### What this task involves
Extract, exactly as written, each line from the start of the records below to the line containing "ax = fig.add_axes([52", both ends included; drop the pictures.

### Supplied records
^^^^^^^^^^^^^^^^
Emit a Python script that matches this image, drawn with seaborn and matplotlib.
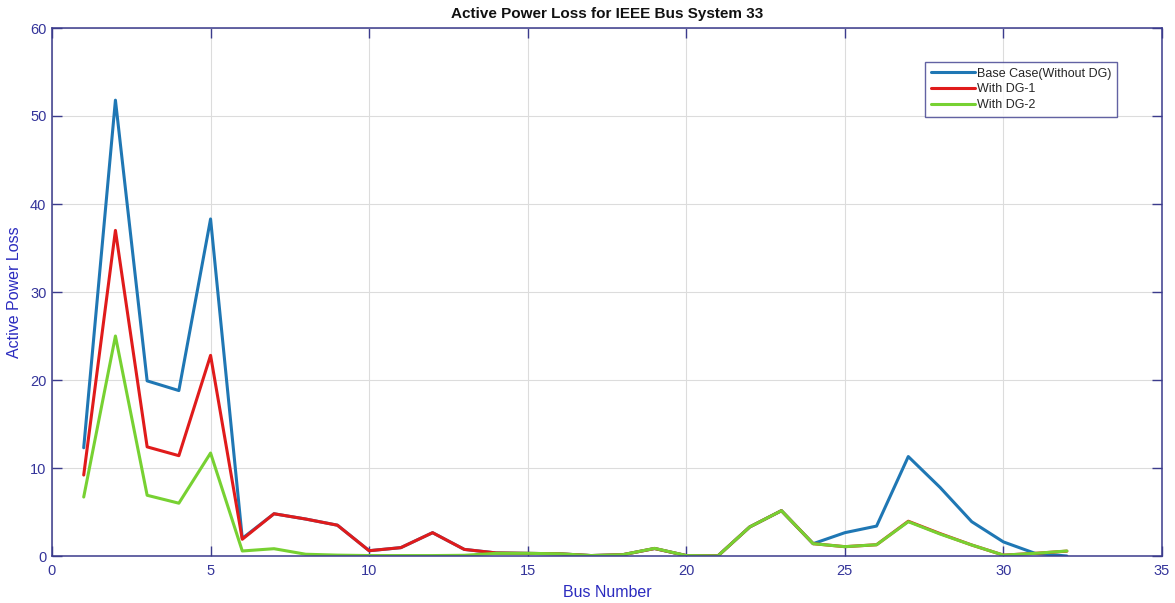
import numpy as np
import pandas as pd
import matplotlib
matplotlib.use("Agg")
import matplotlib.pyplot as plt
import seaborn as sns

bus = list(range(1, 33))
base_case = [12.3, 51.8, 19.9, 18.8, 38.3, 2.0, 4.8, 4.2, 3.5, 0.6, 0.95, 2.65, 0.75, 0.35, 0.3, 0.25,
             0.05, 0.15, 0.85, 0.05, 0.02, 3.3, 5.15, 1.4, 2.65, 3.4, 11.3, 7.8, 3.9, 1.6, 0.3, 0.0]
with_dg1 = [9.2, 37.0, 12.4, 11.4, 22.8, 1.9, 4.8, 4.2, 3.5, 0.6, 0.95, 2.65, 0.75, 0.35, 0.3, 0.25,
            0.05, 0.15, 0.85, 0.05, 0.02, 3.3, 5.15, 1.4, 1.06, 1.28, 3.95, 2.55, 1.25, 0.1, 0.3, 0.55]
with_dg2 = [6.7, 25.0, 6.9, 6.0, 11.7, 0.57, 0.83, 0.2, 0.1, 0.05, 0.05, 0.05, 0.08, 0.3, 0.3, 0.25,
            0.05, 0.15, 0.87, 0.05, 0.02, 3.3, 5.15, 1.4, 1.06, 1.28, 3.9, 2.5, 1.25, 0.1, 0.3, 0.57]
series_names = ["Base Case(Without DG)", "With DG-1", "With DG-2"]

df = pd.DataFrame({
    "Bus Number": bus * 3,
    "Active Power Loss": base_case + with_dg1 + with_dg2,
    "Case": [series_names[0]] * 32 + [series_names[1]] * 32 + [series_names[2]] * 32,
})

sns.set_theme(style="white")
plt.rcParams["font.family"] = ["Liberation Sans", "DejaVu Sans"]

axis_col = "#3b3b8c"
tick_label_col = "#34349a"
label_col = "#2b2bbf"
palette = {series_names[0]: "#1f77b4", series_names[1]: "#e01b1b", series_names[2]: "#77d132"}

fig = plt.figure(figsize=(11.75, 6.03), dpi=100)
ax = fig.add_axes([52 / 1175, 1 - 556 / 603, 1110 / 1175, 528 / 603])

sns.lineplot(data=df, x="Bus Number", y="Active Power Loss", hue="Case", hue_order=series_names,
             palette=palette, linewidth=2.2, ax=ax, legend=True)

ax.set_xlim(0, 35)
ax.set_ylim(0, 60)
ax.set_xticks(np.arange(0, 36, 5))
ax.set_yticks(np.arange(0, 61, 10))
ax.grid(True, color="#dcdcdc", linewidth=0.8)
ax.set_axisbelow(True)
for s in ax.spines.values():
    s.set_color(axis_col)
    s.set_linewidth(1.1)
ax.tick_params(direction="in", length=7, width=1.0, colors=axis_col, labelsize=10.5,
               labelcolor=tick_label_col, top=True, right=True, bottom=True, left=True)
ax.tick_params(axis="x", pad=6)
ax.tick_params(axis="y", pad=4)
ax.set_xlabel("Bus Number", color=label_col, fontsize=11.5, labelpad=5)
ax.set_ylabel("Active Power Loss", color=label_col, fontsize=11.5, labelpad=6)
ax.set_title("Active Power Loss for IEEE Bus System 33", fontsize=11, fontweight="bold",
             color="#111111", pad=7)

leg = ax.legend(loc="upper right", bbox_to_anchor=(0.9595, 0.9356), fontsize=9, frameon=True,
                fancybox=False, borderpad=0.45, labelspacing=0.3, handlelength=3.5, handletextpad=0.2,
                borderaxespad=0)
leg.get_frame().set_edgecolor(axis_col)
leg.get_frame().set_linewidth(1.0)
for line in leg.get_lines():
    line.set_linewidth(2.2)

fig.savefig("out.png", dpi=100)
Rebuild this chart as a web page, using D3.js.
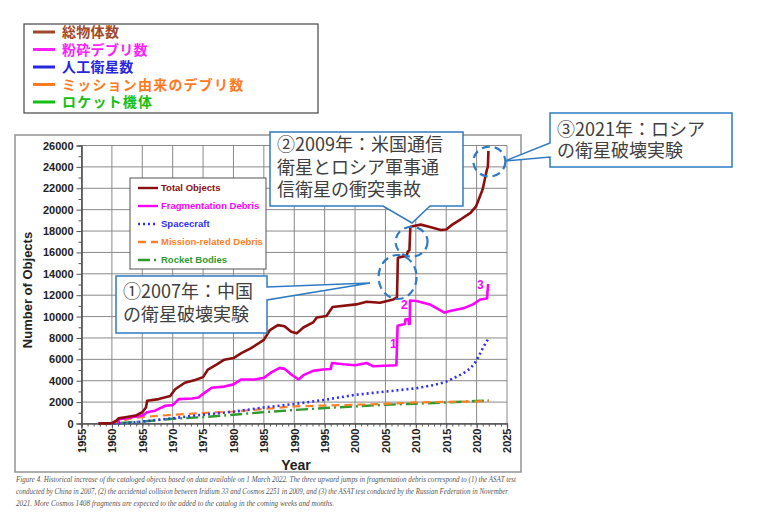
^^^^^^^^^^^^^^^^
### Response
Emit a Python script that matches this image, drawn with seaborn and matplotlib.
import numpy as np
import pandas as pd
import matplotlib
matplotlib.use("Agg")
import matplotlib.pyplot as plt
import seaborn as sns

bus = list(range(1, 33))
base_case = [12.3, 51.8, 19.9, 18.8, 38.3, 2.0, 4.8, 4.2, 3.5, 0.6, 0.95, 2.65, 0.75, 0.35, 0.3, 0.25,
             0.05, 0.15, 0.85, 0.05, 0.02, 3.3, 5.15, 1.4, 2.65, 3.4, 11.3, 7.8, 3.9, 1.6, 0.3, 0.0]
with_dg1 = [9.2, 37.0, 12.4, 11.4, 22.8, 1.9, 4.8, 4.2, 3.5, 0.6, 0.95, 2.65, 0.75, 0.35, 0.3, 0.25,
            0.05, 0.15, 0.85, 0.05, 0.02, 3.3, 5.15, 1.4, 1.06, 1.28, 3.95, 2.55, 1.25, 0.1, 0.3, 0.55]
with_dg2 = [6.7, 25.0, 6.9, 6.0, 11.7, 0.57, 0.83, 0.2, 0.1, 0.05, 0.05, 0.05, 0.08, 0.3, 0.3, 0.25,
            0.05, 0.15, 0.87, 0.05, 0.02, 3.3, 5.15, 1.4, 1.06, 1.28, 3.9, 2.5, 1.25, 0.1, 0.3, 0.57]
series_names = ["Base Case(Without DG)", "With DG-1", "With DG-2"]

df = pd.DataFrame({
    "Bus Number": bus * 3,
    "Active Power Loss": base_case + with_dg1 + with_dg2,
    "Case": [series_names[0]] * 32 + [series_names[1]] * 32 + [series_names[2]] * 32,
})

sns.set_theme(style="white")
plt.rcParams["font.family"] = ["Liberation Sans", "DejaVu Sans"]

axis_col = "#3b3b8c"
tick_label_col = "#34349a"
label_col = "#2b2bbf"
palette = {series_names[0]: "#1f77b4", series_names[1]: "#e01b1b", series_names[2]: "#77d132"}

fig = plt.figure(figsize=(11.75, 6.03), dpi=100)
ax = fig.add_axes([52 / 1175, 1 - 556 / 603, 1110 / 1175, 528 / 603])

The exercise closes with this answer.